5-2: Writing Your Autobiography1
Autobiographies, the stories we tell about our own lives, can be a powerful teaching tool at the beginning of the school year, a wonderful was to introduce learners to each other.
Some ideas to get started:
- Discuss: prefixes/suffixes can help us figure out the meanings of new words, for example:
- auto: self
- bio: of life
- graph: write
- Build up a list of words that start with auto or bio with the class
- Discuss with the class: What is an autobiography?
- Using an overhead projector, discuss an autobiographical extract. Identify the basic text structure — introduction, events (chronological sequence)
and conclusion (e.g. the difference these events made to my life).
- What tense is the extract written in?
- Why is it written in this tense?
- What use has the author made of pronouns?
- Find and highlight some verbs.
- Use another extract. Identify and highlight the structure, tense, use of pronouns and use of connectives to sequence the writing. Which extract do you prefer? Why?

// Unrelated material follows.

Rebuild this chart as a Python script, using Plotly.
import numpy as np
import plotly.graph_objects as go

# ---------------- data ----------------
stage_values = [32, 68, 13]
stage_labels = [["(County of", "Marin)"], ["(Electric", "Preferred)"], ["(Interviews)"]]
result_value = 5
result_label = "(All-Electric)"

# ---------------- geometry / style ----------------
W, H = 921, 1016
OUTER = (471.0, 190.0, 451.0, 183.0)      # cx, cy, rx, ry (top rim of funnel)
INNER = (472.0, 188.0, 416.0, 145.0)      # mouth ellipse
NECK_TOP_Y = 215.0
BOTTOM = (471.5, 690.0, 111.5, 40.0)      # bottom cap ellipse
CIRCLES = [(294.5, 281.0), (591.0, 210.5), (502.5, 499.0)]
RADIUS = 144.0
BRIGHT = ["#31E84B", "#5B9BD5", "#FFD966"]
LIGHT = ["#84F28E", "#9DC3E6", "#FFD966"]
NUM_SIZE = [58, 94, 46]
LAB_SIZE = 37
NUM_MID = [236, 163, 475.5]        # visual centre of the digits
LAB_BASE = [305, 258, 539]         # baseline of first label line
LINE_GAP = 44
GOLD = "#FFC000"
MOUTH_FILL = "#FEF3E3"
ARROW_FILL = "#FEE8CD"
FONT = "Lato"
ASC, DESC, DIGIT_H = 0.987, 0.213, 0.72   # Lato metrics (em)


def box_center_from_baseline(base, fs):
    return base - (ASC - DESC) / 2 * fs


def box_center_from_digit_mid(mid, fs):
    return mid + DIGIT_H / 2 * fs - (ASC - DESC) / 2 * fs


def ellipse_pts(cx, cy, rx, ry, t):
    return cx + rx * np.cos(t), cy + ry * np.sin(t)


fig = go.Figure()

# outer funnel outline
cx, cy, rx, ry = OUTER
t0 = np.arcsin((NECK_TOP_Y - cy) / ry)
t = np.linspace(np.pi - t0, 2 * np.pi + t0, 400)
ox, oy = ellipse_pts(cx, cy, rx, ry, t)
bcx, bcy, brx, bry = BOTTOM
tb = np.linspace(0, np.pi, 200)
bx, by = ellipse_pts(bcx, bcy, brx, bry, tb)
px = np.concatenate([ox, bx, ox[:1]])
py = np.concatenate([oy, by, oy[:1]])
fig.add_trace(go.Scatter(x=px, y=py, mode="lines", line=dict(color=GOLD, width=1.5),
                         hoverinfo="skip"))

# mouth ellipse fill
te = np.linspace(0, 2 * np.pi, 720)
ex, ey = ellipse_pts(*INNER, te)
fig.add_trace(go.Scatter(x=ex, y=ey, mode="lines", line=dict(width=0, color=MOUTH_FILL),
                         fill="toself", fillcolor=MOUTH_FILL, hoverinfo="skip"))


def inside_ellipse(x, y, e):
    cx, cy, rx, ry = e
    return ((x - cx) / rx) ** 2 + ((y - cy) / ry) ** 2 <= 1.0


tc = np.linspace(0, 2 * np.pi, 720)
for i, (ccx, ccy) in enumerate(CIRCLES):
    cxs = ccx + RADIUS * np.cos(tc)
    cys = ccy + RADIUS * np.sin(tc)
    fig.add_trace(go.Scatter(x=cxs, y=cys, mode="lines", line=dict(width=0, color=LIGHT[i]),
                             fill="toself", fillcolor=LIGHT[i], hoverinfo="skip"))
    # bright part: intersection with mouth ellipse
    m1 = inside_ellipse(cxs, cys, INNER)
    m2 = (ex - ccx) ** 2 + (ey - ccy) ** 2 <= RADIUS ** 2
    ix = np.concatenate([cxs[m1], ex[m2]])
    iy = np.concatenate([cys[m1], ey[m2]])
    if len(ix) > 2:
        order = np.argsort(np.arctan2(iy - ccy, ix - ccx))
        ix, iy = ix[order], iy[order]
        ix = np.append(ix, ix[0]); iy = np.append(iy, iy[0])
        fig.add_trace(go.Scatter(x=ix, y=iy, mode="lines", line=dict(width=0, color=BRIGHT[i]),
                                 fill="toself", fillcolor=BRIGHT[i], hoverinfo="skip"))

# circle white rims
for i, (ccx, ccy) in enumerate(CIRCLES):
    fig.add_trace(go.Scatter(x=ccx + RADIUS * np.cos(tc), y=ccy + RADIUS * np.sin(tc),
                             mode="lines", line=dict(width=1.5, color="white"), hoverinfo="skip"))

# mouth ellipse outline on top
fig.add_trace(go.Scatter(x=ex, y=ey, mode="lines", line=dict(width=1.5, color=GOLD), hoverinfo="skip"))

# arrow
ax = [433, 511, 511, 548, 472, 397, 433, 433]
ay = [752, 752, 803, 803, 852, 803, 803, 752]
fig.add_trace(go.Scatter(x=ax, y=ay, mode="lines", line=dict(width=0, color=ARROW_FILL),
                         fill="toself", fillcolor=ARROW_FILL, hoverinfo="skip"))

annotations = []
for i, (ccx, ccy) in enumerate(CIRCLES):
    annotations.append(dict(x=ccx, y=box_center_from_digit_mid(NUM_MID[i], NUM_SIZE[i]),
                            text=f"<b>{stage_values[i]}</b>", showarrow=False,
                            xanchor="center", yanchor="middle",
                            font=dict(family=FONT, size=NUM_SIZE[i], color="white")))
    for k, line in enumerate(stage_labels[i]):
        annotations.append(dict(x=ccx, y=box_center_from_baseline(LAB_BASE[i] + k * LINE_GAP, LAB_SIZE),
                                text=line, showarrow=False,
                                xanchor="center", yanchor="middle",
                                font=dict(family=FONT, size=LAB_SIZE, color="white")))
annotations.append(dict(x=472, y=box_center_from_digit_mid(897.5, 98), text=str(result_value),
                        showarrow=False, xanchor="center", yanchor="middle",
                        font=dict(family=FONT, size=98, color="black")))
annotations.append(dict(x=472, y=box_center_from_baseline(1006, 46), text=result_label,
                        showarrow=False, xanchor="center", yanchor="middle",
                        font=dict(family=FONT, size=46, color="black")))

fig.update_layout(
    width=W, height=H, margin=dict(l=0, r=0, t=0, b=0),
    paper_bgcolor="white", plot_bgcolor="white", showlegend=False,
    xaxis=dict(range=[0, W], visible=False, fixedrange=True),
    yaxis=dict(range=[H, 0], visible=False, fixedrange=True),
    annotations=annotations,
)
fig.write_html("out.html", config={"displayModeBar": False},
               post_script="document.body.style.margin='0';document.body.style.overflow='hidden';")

- Teacher models a mind map to help learners focus on the main events for the autobiography (writing autobiographies can be overwhelming because writers have so much material they want to use). Stress the need to select the important facts or highlights.
- Individually, learners develop a mind map, focusing on the story, incident(s) and event(s) they want to write about.
- Using the mind map, the teacher models the draft writing of his/her autobiography. Discuss the need to include highlights and to be concise.
- Learners draft their autobiographies using the information from their mind maps and the guide on the handout.